- _Exercise_: Reproduce the section of the listing that begins at the line containing "The picture is" and finishes at the line containing "s.set_visible(False)". Include both end lines and nothing beyond them.
— Start of Source excerpt —
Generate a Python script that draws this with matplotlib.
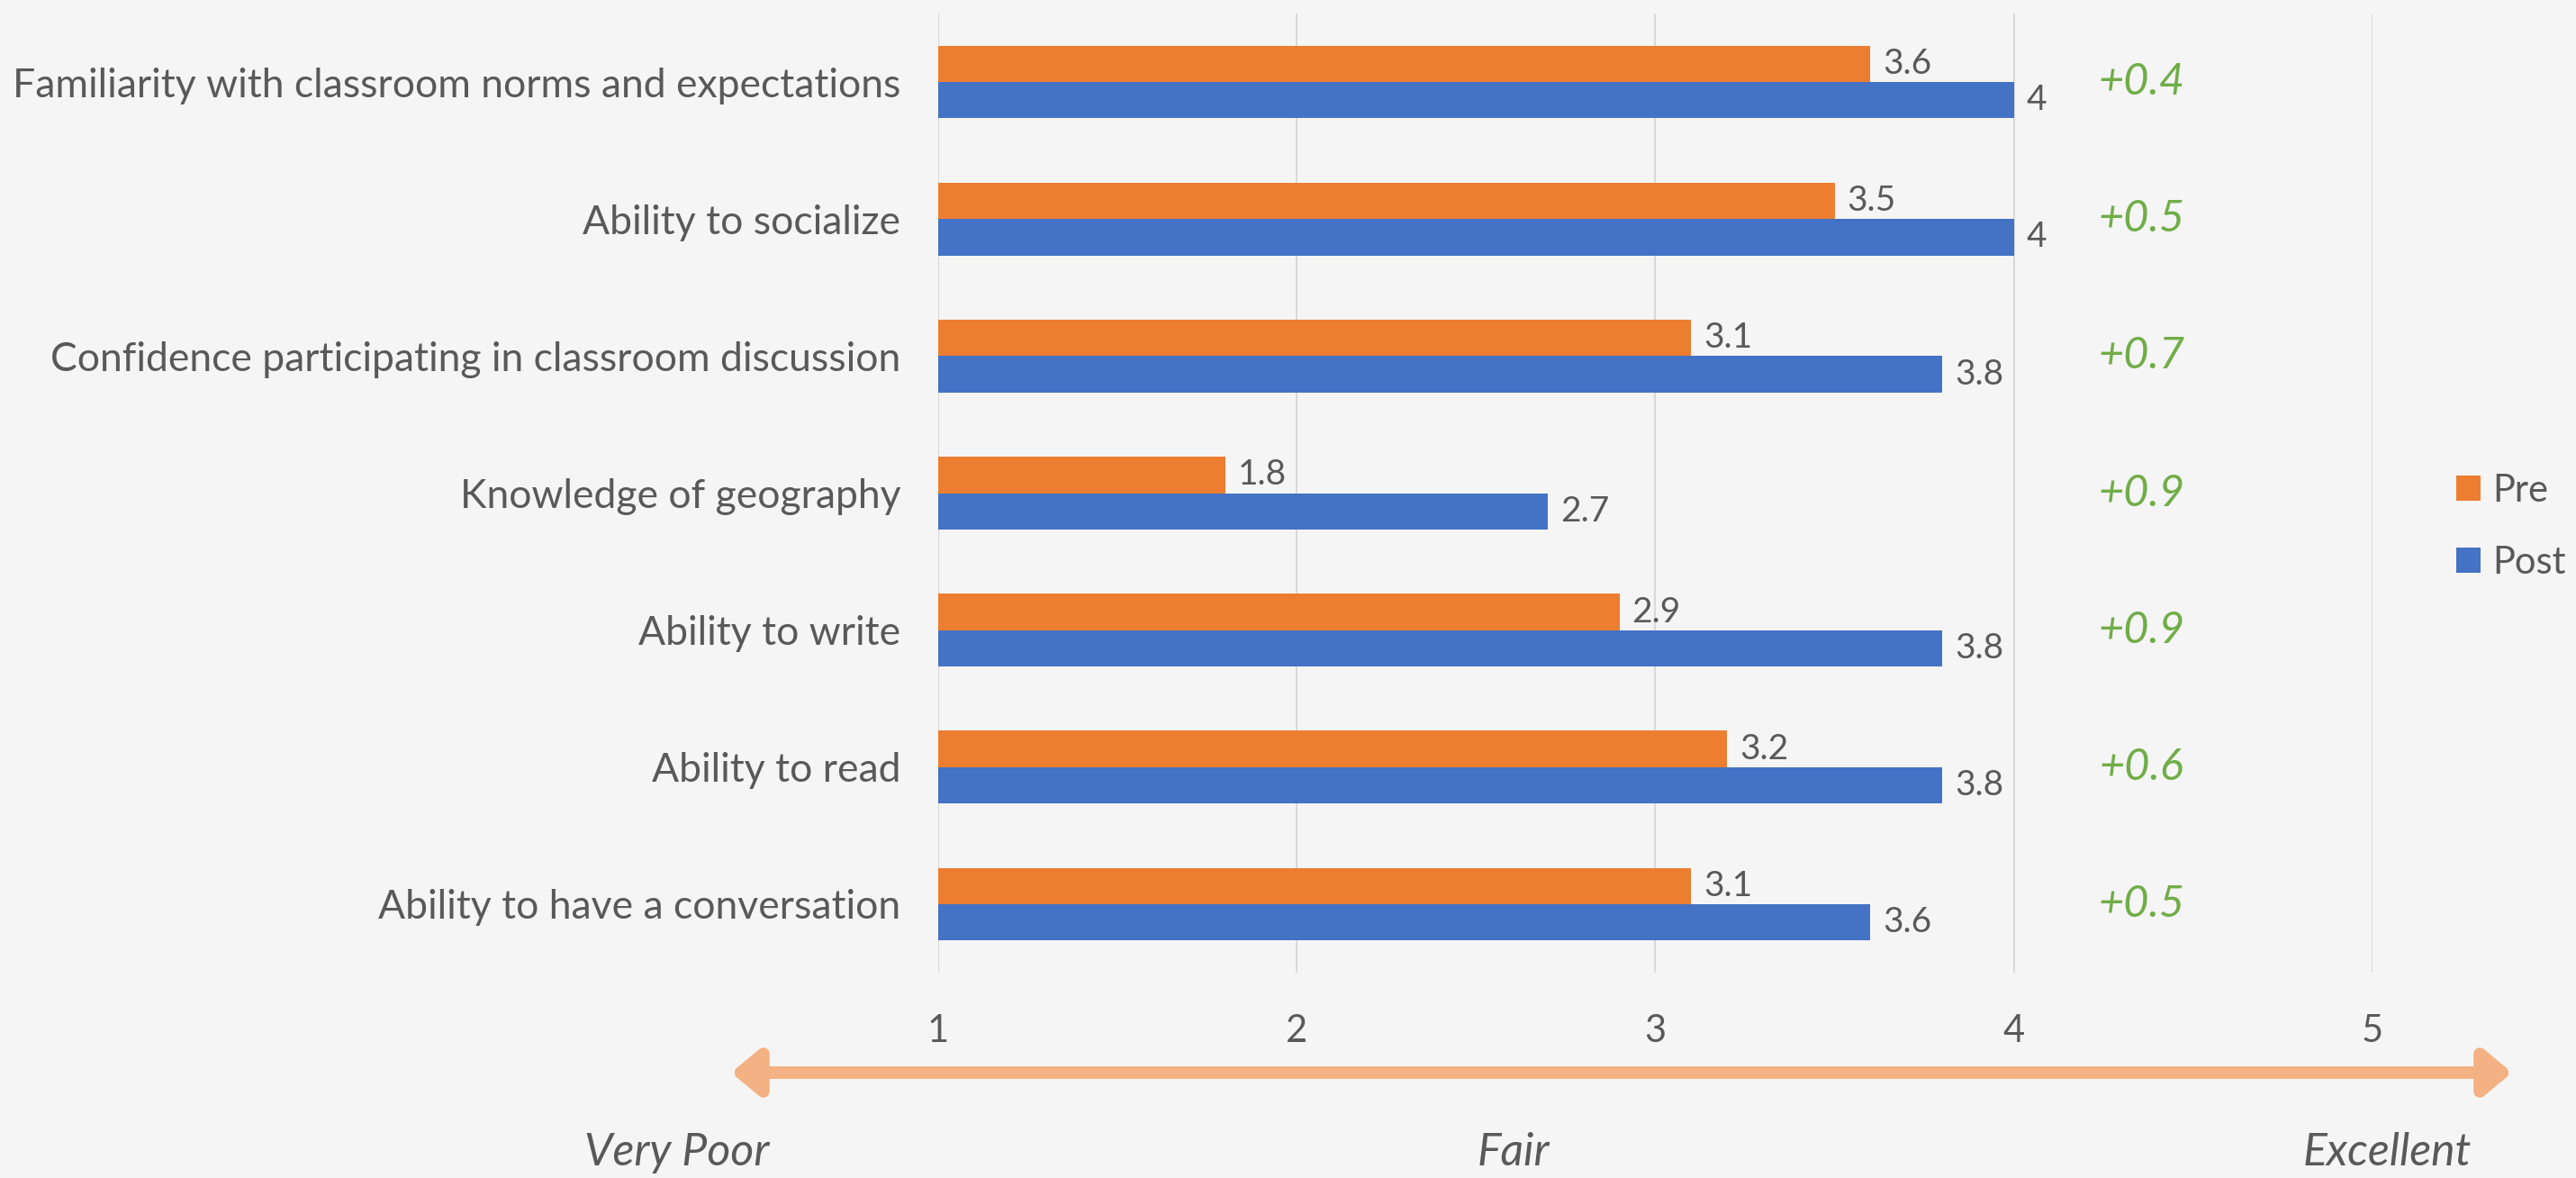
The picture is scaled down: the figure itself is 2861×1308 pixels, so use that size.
import matplotlib
matplotlib.use("Agg")
import numpy as np
from matplotlib import pyplot as plt
from matplotlib.patches import FancyArrowPatch

plt.rcParams['font.family'] = ['Lato', 'DejaVu Sans']

# data, top to bottom as in the picture
categories = [
    "Familiarity with classroom norms and expectations",
    "Ability to socialize",
    "Confidence participating in classroom discussion",
    "Knowledge of geography",
    "Ability to write",
    "Ability to read",
    "Ability to have a conversation",
]
pre = [3.6, 3.5, 3.1, 1.8, 2.9, 3.2, 3.1]
post = [4.0, 4.0, 3.8, 2.7, 3.8, 3.8, 3.6]
xticks = [1, 2, 3, 4, 5]
scale_labels = ["Very Poor", "Fair", "Excellent"]

BG = "#f5f5f5"
ORANGE = "#ed7d31"
BLUE = "#4472c4"
GREEN = "#70ad47"
GREY = "#595959"

fig = plt.figure(figsize=(28.61, 13.08), dpi=100, facecolor=BG)
ax = fig.add_axes([0.3642, 0.1743, 0.5568, 0.8142])
ax.set_facecolor(BG)

y = np.arange(len(categories))
h = 0.265
ax.barh(y - h / 2, pre, height=h, color=ORANGE, label="Pre", zorder=2)
ax.barh(y + h / 2, post, height=h, color=BLUE, label="Post", zorder=2)

ax.set_xlim(1, 5)
ax.set_ylim(len(categories) - 0.5, -0.5)
ax.set_xticks(xticks)
ax.set_xticklabels([str(t) for t in xticks])
ax.set_yticks(y)
ax.set_yticklabels(categories)
ax.tick_params(axis='both', length=0, colors=GREY)
ax.tick_params(axis='x', pad=33, labelsize=30)
ax.tick_params(axis='y', pad=30, labelsize=32)
ax.grid(axis='x', color="#d9d9d9", lw=1.5, zorder=0)
for s in ax.spines.values():
    s.set_visible(False)

# value labels and the change between pre and post
for i in range(len(categories)):
    ax.annotate(f"{pre[i]:g}", (pre[i], y[i] - h / 2), xytext=(10, 0),
                textcoords='offset points', va='center', ha='left',
                fontsize=28, color=GREY)
    ax.annotate(f"{post[i]:g}", (post[i], y[i] + h / 2), xytext=(10, 0),
                textcoords='offset points', va='center', ha='left',
                fontsize=28, color=GREY)
    diff = post[i] - pre[i]
    ax.text(4.355, y[i], f"+{diff:.1f}", ha='center', va='center',
            fontsize=35, color=GREEN, style='italic')

# legend
ax.legend(loc='center left', bbox_to_anchor=(1.035, 0.465), frameon=False,
          fontsize=30, labelcolor=GREY, handlelength=0.65, handleheight=0.65,
          handletextpad=0.3, labelspacing=1.0)

# scale arrow under the axis
yy = 1 - 1191 / 1308
arrow = FancyArrowPatch((812 / 2861, yy), (2790 / 2861, yy),
                        transform=fig.transFigure,
                        arrowstyle='<|-|>,head_length=0.9,head_width=0.75',
                        mutation_scale=20, lw=10, color="#f4b183",
                        shrinkA=0, shrinkB=0)
fig.patches.append(arrow)

for lab, xp in zip(scale_labels, [752, 1681, 2651]):
    fig.text(xp / 2861, 1 - 1280 / 1308, lab, ha='center', va='center',
             fontsize=36, color=GREY, style='italic')

fig.savefig("out.png", dpi=100, facecolor=BG)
— End of Source excerpt —
- _Reply to the exercise_:
The picture is scaled down: the figure itself is 2861×1308 pixels, so use that size.
import matplotlib
matplotlib.use("Agg")
import numpy as np
from matplotlib import pyplot as plt
from matplotlib.patches import FancyArrowPatch

plt.rcParams['font.family'] = ['Lato', 'DejaVu Sans']

# data, top to bottom as in the picture
categories = [
    "Familiarity with classroom norms and expectations",
    "Ability to socialize",
    "Confidence participating in classroom discussion",
    "Knowledge of geography",
    "Ability to write",
    "Ability to read",
    "Ability to have a conversation",
]
pre = [3.6, 3.5, 3.1, 1.8, 2.9, 3.2, 3.1]
post = [4.0, 4.0, 3.8, 2.7, 3.8, 3.8, 3.6]
xticks = [1, 2, 3, 4, 5]
scale_labels = ["Very Poor", "Fair", "Excellent"]

BG = "#f5f5f5"
ORANGE = "#ed7d31"
BLUE = "#4472c4"
GREEN = "#70ad47"
GREY = "#595959"

fig = plt.figure(figsize=(28.61, 13.08), dpi=100, facecolor=BG)
ax = fig.add_axes([0.3642, 0.1743, 0.5568, 0.8142])
ax.set_facecolor(BG)

y = np.arange(len(categories))
h = 0.265
ax.barh(y - h / 2, pre, height=h, color=ORANGE, label="Pre", zorder=2)
ax.barh(y + h / 2, post, height=h, color=BLUE, label="Post", zorder=2)

ax.set_xlim(1, 5)
ax.set_ylim(len(categories) - 0.5, -0.5)
ax.set_xticks(xticks)
ax.set_xticklabels([str(t) for t in xticks])
ax.set_yticks(y)
ax.set_yticklabels(categories)
ax.tick_params(axis='both', length=0, colors=GREY)
ax.tick_params(axis='x', pad=33, labelsize=30)
ax.tick_params(axis='y', pad=30, labelsize=32)
ax.grid(axis='x', color="#d9d9d9", lw=1.5, zorder=0)
for s in ax.spines.values():
    s.set_visible(False)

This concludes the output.